— start of Collected material —
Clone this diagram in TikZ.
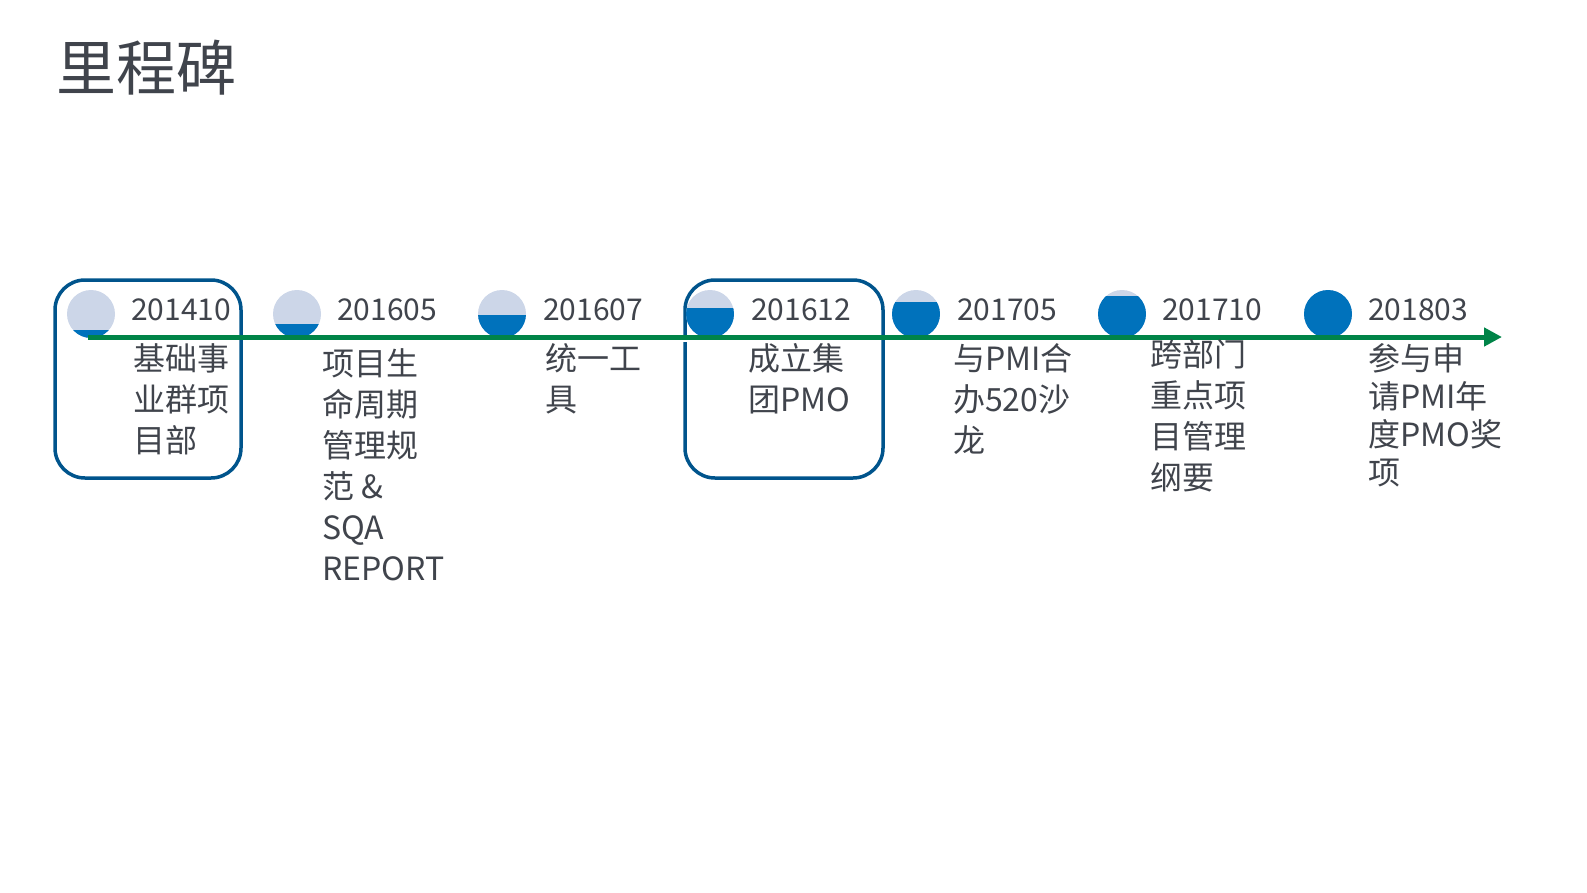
\documentclass[tikz,border=0pt]{standalone}
\usepackage{fontspec}
\setmainfont{Noto Sans CJK SC}
\usetikzlibrary{arrows.meta}
\definecolor{txt}{RGB}{64,68,76}
\definecolor{lite}{RGB}{204,214,232}
\definecolor{fillb}{RGB}{0,114,188}
\definecolor{boxc}{RGB}{0,84,140}
\definecolor{lineg}{RGB}{0,132,72}
\tikzset{
  date/.style={font=\fontsize{30}{30}\selectfont, text=txt, anchor=west, inner sep=0},
  desc/.style={font=\fontsize{32}{41}\selectfont, text=txt, anchor=north west, align=left, inner sep=0},
  hbox/.style={draw=boxc, line width=3.5pt, rounded corners=30pt},
}
\begin{document}
\begin{tikzpicture}[x=1pt,y=-1pt]
\useasboundingbox (0,0) rectangle (1587,892);
\node[font=\fontsize{60}{60}\selectfont, text=txt, anchor=west, inner sep=0] (title) at (56,68) {里程碑};
\draw[hbox] (55,280) rectangle (241,478);
\draw[hbox] (685,280) rectangle (883,478);
\coordinate (ls) at (88,337);
\coordinate (le) at (1502,337);
\draw[lineg, line width=5pt, -{Triangle[length=18pt,width=18pt]}] (ls) -- (le);
\foreach \x/\lev [count=\i] in {91/330, 297/324, 502/315, 710/308, 916/302, 1122/296, 1328/280}{
  \fill[lite] (\x,314) circle (24);
  \begin{scope}
    \clip (\x,314) circle (24);
    \fill[fillb] (\x-24,\lev) rectangle (\x+24,338);
  \end{scope}
  \fill[white] (\x-30,338) rectangle (\x+30,342);
}
\draw[lineg, line width=5pt] (88,337) -- (1490,337);
\node[date] (d1) at (131,310) {201410};
\node[date] (d2) at (337,310) {201605};
\node[date] (d3) at (543,310) {201607};
\node[date] (d4) at (751,310) {201612};
\node[date] (d5) at (957,310) {201705};
\node[date] (d6) at (1162,310) {201710};
\node[date] (d7) at (1368,310) {201803};
\node[desc] (t1) at (133,343) {基础事\\业群项\\目部};
\node[desc] (t2) at (322,348) {项目生\\命周期\\管理规\\范 \&\\SQA\\REPORT};
\node[desc] (t3) at (545,343) {统一工\\具};
\node[desc] (t4) at (748,343) {成立集\\团PMO};
\node[desc] (t5) at (953,343) {与PMI合\\办520沙\\龙};
\node[desc] (t6) at (1150,339) {跨部门\\重点项\\目管理\\纲要};
\node[desc, font=\fontsize{32}{38}\selectfont] (t7) at (1368,343) {参与申\\请PMI年\\度PMO奖\\项};
\end{tikzpicture}
\end{document}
— end of Collected material —
Direction:
Reproduce every line above as written, skipping pictures.

Full response:
Clone this diagram in TikZ.
\documentclass[tikz,border=0pt]{standalone}
\usepackage{fontspec}
\setmainfont{Noto Sans CJK SC}
\usetikzlibrary{arrows.meta}
\definecolor{txt}{RGB}{64,68,76}
\definecolor{lite}{RGB}{204,214,232}
\definecolor{fillb}{RGB}{0,114,188}
\definecolor{boxc}{RGB}{0,84,140}
\definecolor{lineg}{RGB}{0,132,72}
\tikzset{
  date/.style={font=\fontsize{30}{30}\selectfont, text=txt, anchor=west, inner sep=0},
  desc/.style={font=\fontsize{32}{41}\selectfont, text=txt, anchor=north west, align=left, inner sep=0},
  hbox/.style={draw=boxc, line width=3.5pt, rounded corners=30pt},
}
\begin{document}
\begin{tikzpicture}[x=1pt,y=-1pt]
\useasboundingbox (0,0) rectangle (1587,892);
\node[font=\fontsize{60}{60}\selectfont, text=txt, anchor=west, inner sep=0] (title) at (56,68) {里程碑};
\draw[hbox] (55,280) rectangle (241,478);
\draw[hbox] (685,280) rectangle (883,478);
\coordinate (ls) at (88,337);
\coordinate (le) at (1502,337);
\draw[lineg, line width=5pt, -{Triangle[length=18pt,width=18pt]}] (ls) -- (le);
\foreach \x/\lev [count=\i] in {91/330, 297/324, 502/315, 710/308, 916/302, 1122/296, 1328/280}{
  \fill[lite] (\x,314) circle (24);
  \begin{scope}
    \clip (\x,314) circle (24);
    \fill[fillb] (\x-24,\lev) rectangle (\x+24,338);
  \end{scope}
  \fill[white] (\x-30,338) rectangle (\x+30,342);
}
\draw[lineg, line width=5pt] (88,337) -- (1490,337);
\node[date] (d1) at (131,310) {201410};
\node[date] (d2) at (337,310) {201605};
\node[date] (d3) at (543,310) {201607};
\node[date] (d4) at (751,310) {201612};
\node[date] (d5) at (957,310) {201705};
\node[date] (d6) at (1162,310) {201710};
\node[date] (d7) at (1368,310) {201803};
\node[desc] (t1) at (133,343) {基础事\\业群项\\目部};
\node[desc] (t2) at (322,348) {项目生\\命周期\\管理规\\范 \&\\SQA\\REPORT};
\node[desc] (t3) at (545,343) {统一工\\具};
\node[desc] (t4) at (748,343) {成立集\\团PMO};
\node[desc] (t5) at (953,343) {与PMI合\\办520沙\\龙};
\node[desc] (t6) at (1150,339) {跨部门\\重点项\\目管理\\纲要};
\node[desc, font=\fontsize{32}{38}\selectfont] (t7) at (1368,343) {参与申\\请PMI年\\度PMO奖\\项};
\end{tikzpicture}
\end{document}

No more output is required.